Recognizing the impact of high-quality early learning, the OECD has had a special initiative focusing on early childhood and early care (ECEC) since 1996. Their “Starting Strong” initiative has collected data on policies, practices, and success across countries. The roundtable meeting, along with the release of a new publication, “Starting Strong III: A Quality Toolbox for Early Childhood Education and Care,” continued this legacy of international cooperation as nations try to protect crucial early learning investments during difficult financial times.
The roundtable featured invited guests from government, research, and advocacy throughout its member countries to focus on its three goals:
- Focus attention on the economic and social importance of investing in high-quality early childhood education and care,
- Highlight key policies and practices that can enhance investment in high-quality early childhood education and care in countries, and
- Share perspectives and foster dialogue with, and among, stakeholders to promote understanding of the implementation challenges and how to address them.
Steve Barnett, director of NIEER, was a keynote speaker at the roundtable meeting and participated in a panel with other crucial ECEC stakeholders in the international community.

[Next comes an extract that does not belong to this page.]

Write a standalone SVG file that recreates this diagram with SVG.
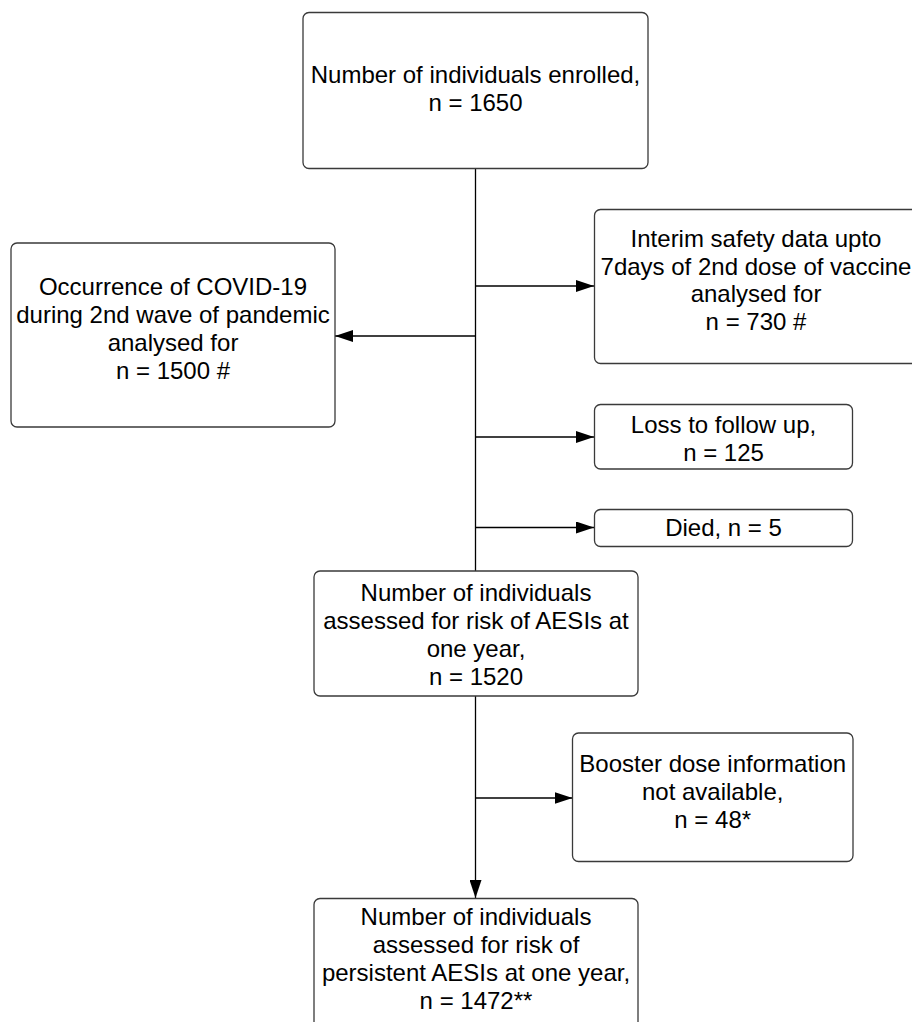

Video footage can be found online, with Dr. Barnett’s address beginning at the 25:30 mark, and continuing into the panel at the 57-minute mark. The slides from his Oslo Benefits and Costs of ECEC presentation are available both from NIEER and on the OECD website alongside the video footage.
Norwegian Minister of Education Kristin Halvorsen gave a particularly striking speech (beginning at the 10-minute mark) in which she walked participants through the process of achieving high-quality early childhood education and care programs in Norway. Her argument was rooted in her experience as former Minister of Finance; that is, early childhood education is beneficial not only for the individual child but also for families that are better able to work and the economy that benefits from this. Her presentation slides are also available alongside the video footage of the event.
The complete Starting Strong III report is a 300-plus page tome addressing five policy levers utilized cross-nationally to improve quality in ECEC programs and ensure this crucial investment pays off. An interactive site guides stakeholders through these five levers, and well as the five “action areas” laid out below—this site is an incomparable tool for policymakers both stateside and in the international community.
|Setting out quality goals and regulations|
|Designing and implementing curriculum and standards|
|Improving workforce conditions, qualifications and training|
|Engaging families and communities|
|Setting out quality goals and regulations|
|Using research to inform policy and the public|
|Broadening perspectives through international comparison|
|Selecting a strategy option|
|Managing risks: Learning from other countries’ policy experiences|
|Reflecting on the current state of play|
Steve Barnett and Ellen Frede (former co-director of NIEER) contributed to this report and its online materials, and NIEER’s research can be seen in a number of areas through the publication. Research briefs around each policy lever topic address the current body of knowledge on the topic, what is still unknown, and what the policy implications are in the field. NIEER’s contributions can particularly be seen in this brief on data monitoring and accountability.
The OECD hosts a plethora of material on ECEC in member nations. Much of NIEER’s research centers on early education funded by states, which reflect great diversity in resources, access, and quality. These differences are only magnified at the international level, offering a number of ideas that nations may wish to incorporate into their own programs. There is no one “right” model for early care and education; programs must be of high-quality, fit the needs of their community while being culturally responsive, and contribute to lasting gains. Cooperative efforts such as those launched by the OECD provide a crucial opportunity to share knowledge and ensure that all children are provided with quality early learning opportunities, contributing to an improved global economy.